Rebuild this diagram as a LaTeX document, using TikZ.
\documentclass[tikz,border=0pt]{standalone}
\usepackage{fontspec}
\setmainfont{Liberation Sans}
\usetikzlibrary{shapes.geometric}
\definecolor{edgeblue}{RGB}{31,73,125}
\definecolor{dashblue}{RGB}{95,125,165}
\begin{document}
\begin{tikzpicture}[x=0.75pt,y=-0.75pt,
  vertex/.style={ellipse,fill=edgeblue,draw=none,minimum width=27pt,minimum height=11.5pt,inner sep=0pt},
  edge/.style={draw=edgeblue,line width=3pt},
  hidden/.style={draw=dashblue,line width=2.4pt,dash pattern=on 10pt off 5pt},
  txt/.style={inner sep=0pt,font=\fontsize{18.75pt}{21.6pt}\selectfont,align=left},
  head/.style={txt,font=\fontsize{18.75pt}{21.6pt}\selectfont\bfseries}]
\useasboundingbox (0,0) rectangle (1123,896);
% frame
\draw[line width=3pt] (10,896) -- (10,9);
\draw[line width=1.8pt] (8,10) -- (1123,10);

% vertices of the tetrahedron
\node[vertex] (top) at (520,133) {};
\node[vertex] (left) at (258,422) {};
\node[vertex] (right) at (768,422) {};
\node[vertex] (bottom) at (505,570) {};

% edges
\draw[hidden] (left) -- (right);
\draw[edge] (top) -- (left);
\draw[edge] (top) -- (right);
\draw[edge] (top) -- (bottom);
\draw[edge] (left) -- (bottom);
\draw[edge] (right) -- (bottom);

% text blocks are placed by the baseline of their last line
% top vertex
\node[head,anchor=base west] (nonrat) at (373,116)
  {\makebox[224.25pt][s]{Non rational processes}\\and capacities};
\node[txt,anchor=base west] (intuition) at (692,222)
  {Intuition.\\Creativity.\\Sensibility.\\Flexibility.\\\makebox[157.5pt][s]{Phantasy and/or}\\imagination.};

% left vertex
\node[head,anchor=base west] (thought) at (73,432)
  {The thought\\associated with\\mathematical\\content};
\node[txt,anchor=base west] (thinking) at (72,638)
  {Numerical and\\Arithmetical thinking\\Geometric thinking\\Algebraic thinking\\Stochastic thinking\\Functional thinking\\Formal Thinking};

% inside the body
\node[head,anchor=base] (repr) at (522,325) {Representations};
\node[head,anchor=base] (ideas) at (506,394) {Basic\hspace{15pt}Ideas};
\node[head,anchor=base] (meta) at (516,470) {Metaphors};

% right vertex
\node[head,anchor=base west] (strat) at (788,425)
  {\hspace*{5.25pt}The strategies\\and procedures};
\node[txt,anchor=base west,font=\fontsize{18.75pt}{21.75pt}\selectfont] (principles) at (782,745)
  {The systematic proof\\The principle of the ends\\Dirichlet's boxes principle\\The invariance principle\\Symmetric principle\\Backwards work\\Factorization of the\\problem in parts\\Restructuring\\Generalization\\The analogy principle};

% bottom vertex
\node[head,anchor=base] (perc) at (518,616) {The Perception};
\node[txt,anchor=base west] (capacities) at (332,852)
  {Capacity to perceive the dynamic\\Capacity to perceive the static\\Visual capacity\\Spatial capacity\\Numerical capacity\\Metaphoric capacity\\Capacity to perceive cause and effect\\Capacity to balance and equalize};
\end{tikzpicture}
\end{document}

...

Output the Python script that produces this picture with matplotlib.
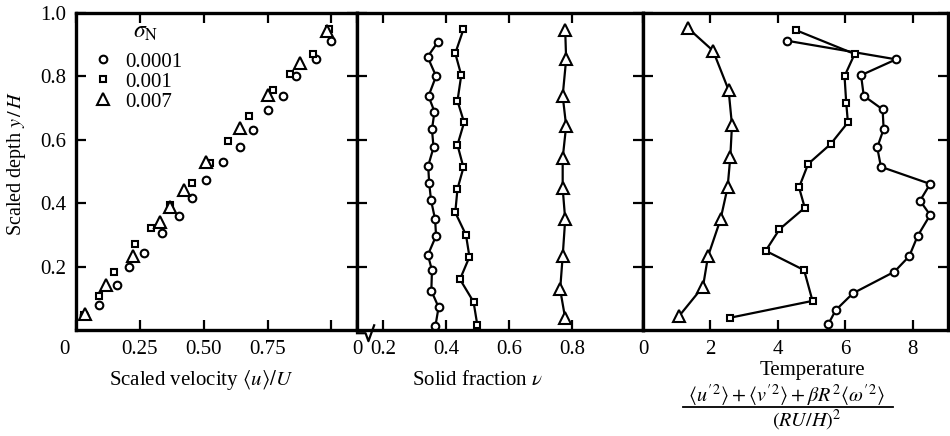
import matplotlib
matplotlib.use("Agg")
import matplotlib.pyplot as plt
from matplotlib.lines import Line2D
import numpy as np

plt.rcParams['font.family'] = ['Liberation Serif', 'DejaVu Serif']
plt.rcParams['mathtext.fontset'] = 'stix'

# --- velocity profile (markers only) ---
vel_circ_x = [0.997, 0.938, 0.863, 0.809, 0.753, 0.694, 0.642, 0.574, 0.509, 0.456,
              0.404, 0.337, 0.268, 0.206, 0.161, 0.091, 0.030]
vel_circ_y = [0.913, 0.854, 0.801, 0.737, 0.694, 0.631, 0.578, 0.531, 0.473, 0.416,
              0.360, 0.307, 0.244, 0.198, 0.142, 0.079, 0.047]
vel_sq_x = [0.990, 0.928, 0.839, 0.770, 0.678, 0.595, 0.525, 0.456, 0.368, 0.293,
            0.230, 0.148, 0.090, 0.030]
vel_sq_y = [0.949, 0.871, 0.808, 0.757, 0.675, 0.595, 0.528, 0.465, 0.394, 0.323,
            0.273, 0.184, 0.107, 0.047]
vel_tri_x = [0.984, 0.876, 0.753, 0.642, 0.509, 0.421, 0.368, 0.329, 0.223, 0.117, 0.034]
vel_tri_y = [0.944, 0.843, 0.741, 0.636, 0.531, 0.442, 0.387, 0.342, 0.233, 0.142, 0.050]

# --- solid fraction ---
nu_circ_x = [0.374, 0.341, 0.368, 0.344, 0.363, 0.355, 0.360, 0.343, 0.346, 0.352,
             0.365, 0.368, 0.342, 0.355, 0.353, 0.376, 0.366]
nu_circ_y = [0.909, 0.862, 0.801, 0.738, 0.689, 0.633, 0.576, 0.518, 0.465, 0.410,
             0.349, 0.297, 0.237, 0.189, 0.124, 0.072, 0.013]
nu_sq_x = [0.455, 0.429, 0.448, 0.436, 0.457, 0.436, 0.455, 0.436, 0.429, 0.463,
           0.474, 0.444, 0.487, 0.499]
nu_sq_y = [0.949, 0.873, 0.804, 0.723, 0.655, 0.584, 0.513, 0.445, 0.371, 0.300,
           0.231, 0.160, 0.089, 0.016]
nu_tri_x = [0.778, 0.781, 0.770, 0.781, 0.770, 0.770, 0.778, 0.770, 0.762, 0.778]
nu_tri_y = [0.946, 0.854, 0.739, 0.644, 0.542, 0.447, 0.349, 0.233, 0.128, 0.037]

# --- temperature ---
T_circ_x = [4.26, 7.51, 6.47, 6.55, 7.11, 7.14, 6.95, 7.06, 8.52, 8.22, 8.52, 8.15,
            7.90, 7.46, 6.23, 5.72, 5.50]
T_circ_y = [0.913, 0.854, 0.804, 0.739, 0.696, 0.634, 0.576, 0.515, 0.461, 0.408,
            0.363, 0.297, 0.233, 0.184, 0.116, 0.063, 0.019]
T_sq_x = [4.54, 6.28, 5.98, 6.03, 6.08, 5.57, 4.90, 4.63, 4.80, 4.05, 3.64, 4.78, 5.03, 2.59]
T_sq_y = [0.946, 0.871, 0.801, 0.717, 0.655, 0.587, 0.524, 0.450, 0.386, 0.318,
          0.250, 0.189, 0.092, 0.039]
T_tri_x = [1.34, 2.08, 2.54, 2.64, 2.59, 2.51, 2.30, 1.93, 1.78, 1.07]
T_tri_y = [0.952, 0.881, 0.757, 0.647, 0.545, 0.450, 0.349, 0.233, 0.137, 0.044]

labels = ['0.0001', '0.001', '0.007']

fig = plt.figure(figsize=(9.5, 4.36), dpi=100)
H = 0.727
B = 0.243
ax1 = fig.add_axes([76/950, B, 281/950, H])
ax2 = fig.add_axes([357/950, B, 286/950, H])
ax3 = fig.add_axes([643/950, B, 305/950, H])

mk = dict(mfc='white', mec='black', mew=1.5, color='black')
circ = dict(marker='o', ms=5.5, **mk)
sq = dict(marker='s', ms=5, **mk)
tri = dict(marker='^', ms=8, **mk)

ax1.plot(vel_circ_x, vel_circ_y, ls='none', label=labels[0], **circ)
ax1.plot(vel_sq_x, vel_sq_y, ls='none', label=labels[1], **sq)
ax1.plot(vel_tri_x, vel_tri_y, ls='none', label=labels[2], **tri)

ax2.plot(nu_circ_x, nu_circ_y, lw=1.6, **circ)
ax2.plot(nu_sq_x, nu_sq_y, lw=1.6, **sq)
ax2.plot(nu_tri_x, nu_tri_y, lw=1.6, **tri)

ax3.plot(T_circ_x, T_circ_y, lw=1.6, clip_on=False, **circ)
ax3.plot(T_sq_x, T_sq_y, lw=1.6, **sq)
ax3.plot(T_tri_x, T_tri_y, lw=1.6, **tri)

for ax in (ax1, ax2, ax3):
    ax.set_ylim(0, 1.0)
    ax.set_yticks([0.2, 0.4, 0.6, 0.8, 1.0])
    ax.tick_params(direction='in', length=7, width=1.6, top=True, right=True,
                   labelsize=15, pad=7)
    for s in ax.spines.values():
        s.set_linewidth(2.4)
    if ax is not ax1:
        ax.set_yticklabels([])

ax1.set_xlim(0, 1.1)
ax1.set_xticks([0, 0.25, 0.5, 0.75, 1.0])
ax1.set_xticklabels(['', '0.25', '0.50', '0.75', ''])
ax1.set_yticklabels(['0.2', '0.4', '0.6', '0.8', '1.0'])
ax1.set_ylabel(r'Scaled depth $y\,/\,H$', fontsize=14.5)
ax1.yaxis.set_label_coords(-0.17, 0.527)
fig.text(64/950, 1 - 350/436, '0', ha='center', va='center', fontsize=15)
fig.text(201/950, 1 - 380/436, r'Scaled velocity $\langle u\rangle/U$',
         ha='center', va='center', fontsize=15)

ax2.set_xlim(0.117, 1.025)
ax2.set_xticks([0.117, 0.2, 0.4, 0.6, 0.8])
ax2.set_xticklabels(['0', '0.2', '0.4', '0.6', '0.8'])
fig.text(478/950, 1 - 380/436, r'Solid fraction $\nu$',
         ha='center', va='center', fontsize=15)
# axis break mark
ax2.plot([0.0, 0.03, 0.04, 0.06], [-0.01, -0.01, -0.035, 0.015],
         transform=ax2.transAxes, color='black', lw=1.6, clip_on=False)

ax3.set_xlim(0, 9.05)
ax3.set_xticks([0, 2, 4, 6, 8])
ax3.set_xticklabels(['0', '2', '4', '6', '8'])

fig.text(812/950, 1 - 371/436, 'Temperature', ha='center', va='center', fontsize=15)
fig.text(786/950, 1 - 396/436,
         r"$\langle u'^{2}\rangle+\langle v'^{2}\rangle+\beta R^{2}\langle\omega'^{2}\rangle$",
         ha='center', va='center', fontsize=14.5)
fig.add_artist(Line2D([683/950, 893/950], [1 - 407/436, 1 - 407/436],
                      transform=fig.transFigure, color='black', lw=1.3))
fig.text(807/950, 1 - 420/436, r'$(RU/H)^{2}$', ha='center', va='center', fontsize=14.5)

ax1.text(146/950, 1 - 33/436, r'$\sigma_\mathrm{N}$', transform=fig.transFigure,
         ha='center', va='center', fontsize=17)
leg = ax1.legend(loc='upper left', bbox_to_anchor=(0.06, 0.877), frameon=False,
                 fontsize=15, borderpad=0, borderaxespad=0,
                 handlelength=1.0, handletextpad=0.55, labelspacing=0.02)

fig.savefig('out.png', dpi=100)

_What the exercise asks_.
Return exactly the lines from the one with "Output the Python" to the one with "0.233, 0.142, 0.050]", inclusive, and nothing else; skip the pictures.

_Output_.
Output the Python script that produces this picture with matplotlib.
import matplotlib
matplotlib.use("Agg")
import matplotlib.pyplot as plt
from matplotlib.lines import Line2D
import numpy as np

plt.rcParams['font.family'] = ['Liberation Serif', 'DejaVu Serif']
plt.rcParams['mathtext.fontset'] = 'stix'

# --- velocity profile (markers only) ---
vel_circ_x = [0.997, 0.938, 0.863, 0.809, 0.753, 0.694, 0.642, 0.574, 0.509, 0.456,
              0.404, 0.337, 0.268, 0.206, 0.161, 0.091, 0.030]
vel_circ_y = [0.913, 0.854, 0.801, 0.737, 0.694, 0.631, 0.578, 0.531, 0.473, 0.416,
              0.360, 0.307, 0.244, 0.198, 0.142, 0.079, 0.047]
vel_sq_x = [0.990, 0.928, 0.839, 0.770, 0.678, 0.595, 0.525, 0.456, 0.368, 0.293,
            0.230, 0.148, 0.090, 0.030]
vel_sq_y = [0.949, 0.871, 0.808, 0.757, 0.675, 0.595, 0.528, 0.465, 0.394, 0.323,
            0.273, 0.184, 0.107, 0.047]
vel_tri_x = [0.984, 0.876, 0.753, 0.642, 0.509, 0.421, 0.368, 0.329, 0.223, 0.117, 0.034]
vel_tri_y = [0.944, 0.843, 0.741, 0.636, 0.531, 0.442, 0.387, 0.342, 0.233, 0.142, 0.050]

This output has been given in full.